It’s not the first time that Netflix’s Ted Sarandos is asked about the absence of live sports on the streaming service. His answer remains the same: never say never, but it’s not in the works anytime soon—and probably never.
“We’ve not seen a profit path to renting big sports,” said Sarandos, Netflix co-CEO and chief content officer, speaking Tuesday at the UBS Global TMT Conference in New York City.
Tech companies like Amazon and Apple have both been aggressive in acquiring sports rights for their streaming platforms. Amazon is paying billions for exclusive rights for the NFL’s “Thursday Night Football” on Prime Video, while Apple has sealed deals for Major League Baseball and Major League Soccer on Apple TV+. But Sarandos — while he gave a caveat of “never say never” about Netflix acquiring sports rights — commented that the economics of live sports are built around pay TV and don’t make sense for streaming.

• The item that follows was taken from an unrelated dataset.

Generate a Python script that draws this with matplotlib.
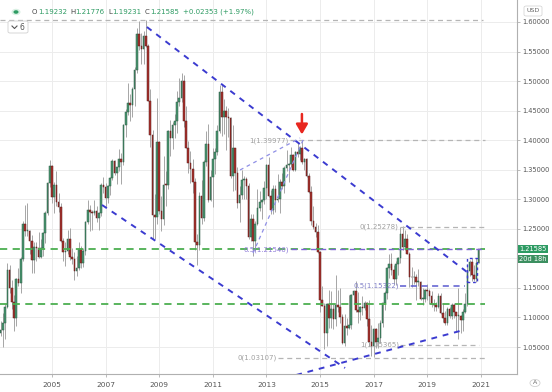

“We’re not anti-sports, we’re just pro-profit,” Sarandos said. Netflix “can get twice as big without sports,” he added. Netflix already has built a large audience, he said, claiming that 165 million households watched “Squid Game” without the TV show “having to follow the Super Bowl.”
It’s not all rosy for Netflix — it lost 1.7 million subscribers in the first half of 2022 before rebounding in Q3 with a net gain of 2.4 million paid subscribers to reach 223.1 million worldwide as of the end of September. Sarandos is not deterred: “Look, like most companies we’re happy to get 2022 behind [us].”
Netflix is aiming to “reaccelerate revenue growth” in 2023, after the first half of this year “was pretty bumpy,” he said. One factor he cited was “unprecedented levels of competition” that has been “subsidized” — by which he meant that traditional media companies Disney, Paramount, Warner Bros. Discovery and NBCUniversal are operating their direct-to-consumer businesses at a loss right now.
Sarandos is not interested in such a transition: “We’re not making that migration [from a legacy TV business]…we are profitably in the streaming business.”
Netflix, seeking to expand its addressable market, last month launched cheaper, ad-supported plans in 12 countries including the U.S., where it costs $6.99 per month (versus $9.99 for the regular Basic plan without ads). The streaming giant doesn’t expect a “material” lift in Q4 results from the new advertising play but has told investors it’s “very optimistic” about the business.